Jakarta, Gatra.com - Ketua Majelis Kehormatan Mahkamah Konstitusi (MKMK) Jimly Ashiddiqie buka suara terkait isu yang menyebut dirinya memiliki konflik kepentingan dalam proses penanganan laporan dugaan kasus pelanggaran kode etik dan perilaku hakim, buntut pengabulan salah satu gugatan terkait batas usia minimal calon presiden dan calon wakil presiden (capres-cawapres). Ia mengaku, pada mulanya tak ingin menerima tawaran sebagai anggota MKMK.
"Saya juga dipersoalkan orang, ini. Saya kan anggota DPD (Dewan Perwakilan Daerah), anggota MPR (Majelis Permusyawaratan Rakyat). Makanya saya semula enggak bersedia ini (menjadi Anggota MKMK)," kata Jimly Ashiddiqie dalam rapat klarifikasi MKMK, di Gedung MK RI, Jakarta, pada Kamis (26/10).
Namun demikian, Jimly menyebut telah diyakinkan bahwa ketergabungannya dalam MKMK tak bersinggungan dengan konflik kepentingan. Ia pun mengaku 'kapok' untuk menjadi politisi.

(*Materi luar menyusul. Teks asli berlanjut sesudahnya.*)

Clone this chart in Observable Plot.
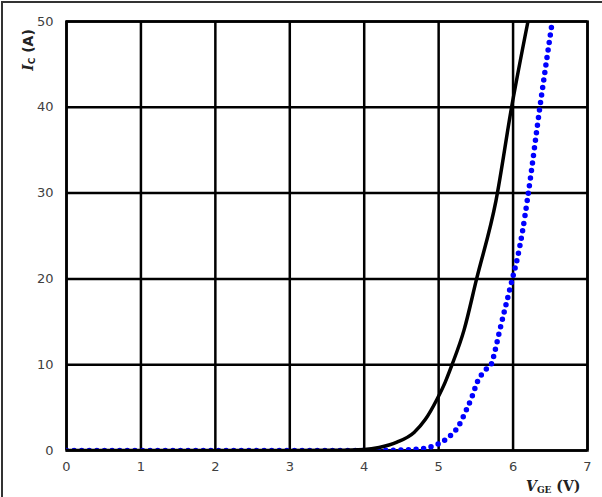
<!DOCTYPE html>
<html>
<head>
<meta charset="utf-8">
<script src="https://cdn.jsdelivr.net/npm/d3@7"></script>
<script src="https://cdn.jsdelivr.net/npm/@observablehq/plot@0.6"></script>
<style>
  html, body { margin: 0; padding: 0; background: #fff; }
  #wrap { position: relative; width: 602px; height: 497px; overflow: hidden; }
  #border { position: absolute; left: 1px; top: 1px; width: 700px; height: 600px;
            border-left: 2px solid #333; border-top: 2px solid #333; }
  .lbl { position: absolute; font-weight: bold; color: #222; white-space: nowrap; }
  .lbl sub { font-size: 9px; vertical-align: -2px; }
  #ylab { left: 28px; top: 50px; transform: translate(-50%, -50%) rotate(-90deg); font-size: 14px; font-family: "DejaVu Sans", sans-serif; }
  #ylab i { font-family: "DejaVu Serif", serif; }
  #xlab { left: 526px; top: 478px; font-size: 14px; font-family: "DejaVu Serif", "Liberation Serif", serif; }
</style>
</head>
<body>
<div id="wrap">
  <div id="border"></div>
  <div id="chart"></div>
  <div class="lbl" id="ylab"><i>I</i><sub>C</sub> (A)</div>
  <div class="lbl" id="xlab"><i>V</i><sub>GE</sub> (V)</div>
</div>
<script>
const xTicks = [0, 1, 2, 3, 4, 5, 6, 7];
const yTicks = [0, 10, 20, 30, 40, 50];

const vgeSolid = [0, 1, 2, 3, 3.6, 4.0, 4.2, 4.44, 4.67, 4.82, 4.98, 5.09, 5.18, 5.34, 5.51, 5.77, 5.98, 6.2];
const icSolid  = [0, 0, 0, 0, 0.03, 0.12, 0.35, 0.97, 2.1, 3.6, 6.0, 8.0, 10, 14, 20, 29.1, 40, 50];

const vgeDotted = [0, 1, 2, 3, 4, 4.5, 4.76, 4.98, 5.14, 5.27, 5.36, 5.45, 5.52, 5.63, 5.71, 5.74, 5.81, 5.99, 6.06, 6.12, 6.2, 6.36, 6.52];
const icDotted  = [0, 0, 0, 0, 0, 0.05, 0.2, 0.7, 1.6, 2.9, 4.5, 6.3, 8.0, 9.4, 10.1, 11, 13.6, 20, 22.5, 25.2, 29.7, 40, 49.6];

const solid = vgeSolid.map((v, i) => ({v, i: icSolid[i]}));
const dotted = vgeDotted.map((v, i) => ({v, i: icDotted[i]}));

const chart = Plot.plot({
  width: 602,
  height: 497,
  marginLeft: 66,
  marginRight: 15,
  marginTop: 21,
  marginBottom: 47,
  style: {fontFamily: "DejaVu Sans, Verdana, sans-serif", fontSize: "13px", color: "#404040", background: "transparent"},
  x: {domain: [0, 7], ticks: xTicks, tickFormat: "d", label: null, tickSize: 0, tickPadding: 11},
  y: {domain: [0, 50], ticks: yTicks, tickFormat: "d", label: null, tickSize: 0, tickPadding: 13},
  marks: [
    Plot.gridX(xTicks, {stroke: "#000", strokeOpacity: 1, strokeWidth: 2.5}),
    Plot.gridY(yTicks, {stroke: "#000", strokeOpacity: 1, strokeWidth: 2.5}),
    Plot.frame({stroke: "#000", strokeWidth: 2.5}),
    Plot.line(dotted, {x: "v", y: "i", stroke: "#0000ff", strokeWidth: 5.5, strokeDasharray: "0 7.6", strokeLinecap: "round", curve: "monotone-x", clip: true}),
    Plot.line(solid, {x: "v", y: "i", stroke: "#000", strokeWidth: 3.5, curve: "monotone-x", clip: true})
  ]
});
document.getElementById("chart").appendChild(chart);
</script>
</body>
</html>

"Saya diyakinkan tidak ada konflik kepentingan, karena [dibilangnya] Pak Jimly tidak nyalon lagi untuk pemilu yang akan datang. Saya sudah tobat masuk DPD, tuh. Saya bilang, ini sebaiknya kita bubarkan saja ini, tapi itu soal lain ya," ujar Jimly.
Seperti diketahui, keanggotaan Jimly dalam MKMK banyak mengundang respons publik yang menyebut dirinya memiliki konflik kepentingan terkait laporan yang dipersoalkan.
Pasalnya, Jimly pernah menjadi anggota legislatif dan pernah menyatakan dukungannya terhadap Bakal calon presiden (Bacapres) Prabowo Subianto dalam Pemilihan Presiden (Pilpres) 2024. Selain itu, ia juga memiliki seorang putra yang merupakan kader dari Partai Gerindra yang saat ini dipimpin oleh Prabowo.
Meski demikian, Jimly memastikan bahwa keikutsertaannya dalam mengurus laporan dugaan pelanggaran kode etik hakim konstitusi itu tak berkenaan dengan konflik kepentingan. Ia justru mengaku memiliki beban moral karena citra MK yang dipandangnya memburuk dalam beberapa waktu terakhir buntut pengabulan perkara nomor 90/PUU-XXI/2023.
"Artinya tidak ada konflik kepentingan karena saya tidak nyalon lagi sehingga nanti waktu perselisihan hasil pemilu tidak ada masalah. Apalagi saya punya beban sejarah, belum pernah MK terpuruk image-nya kayak sekarang. Saya sebagai pendiri tidak tega. Maka saya bersedia ini," tuturnya.
Sebagaimana diketahui, pada Senin (16/10) silam, MK memutuskan untuk mengabulkan salah satu perkara yang menggugat syarat batas usia minimal capres-cawapres dalam Undang-undang Pemilu. Gugatan itu diajukan oleh seorang mahasiswa bernama Almas Tsaqibbirru dan dimuat dalam perkara nomor 90/PUU-XXI/2023.
Dalam gugatan itu, pemohon meminta agar batas usia minimal capres-cawapres tetap pada usia 40 tahun, kecuali apabila seorang figur yang hendak mencalonkan diri pernah menjabat sebagai Kepala Daerah di tingkat Provinsi maupun Kabupaten/Kota.
Putusan MK itu mengundang sejumlah gelombang protes dari sejumlah pihak, tak terkecuali dari Hakim Konstitusi Saldi Isra yang secara langsung menyatakan perbedaan pendapatnya di muka sidang. Saldi bahkan mengaku bingung dengan perubahan keputusan MK yang terjadi pada hari yang sama, sebab perubahan secepat itu disebut tak pernah terjadi sebelumnya.
Seperti diketahui, sebelum mengabulkan perkara nomor 90/PUU-XXI/2023, MK telah lebih dulu menolak tiga perkara dengan gugatan serupa dalam rangkaian sidang yang sama. MK menilai, gugatan yang diajukan dalam tiga perkara itu tidak beralasan menurut hukum.
Salah satunya ialah gugatan yang diajukan oleh Partai Solidaritas Indonesia (PSI) yang meminta batas usia capres-cawapres diturunkan menjadi 35 tahun. Sementara itu, dua gugatan lainnya ialah gugatan yang dilakukan Partai Garuda dan sejumlah pimpinan daerah dengan mengajukan syarat alternatif "pernah menjadi pejabat negara" di samping batas usia minimal.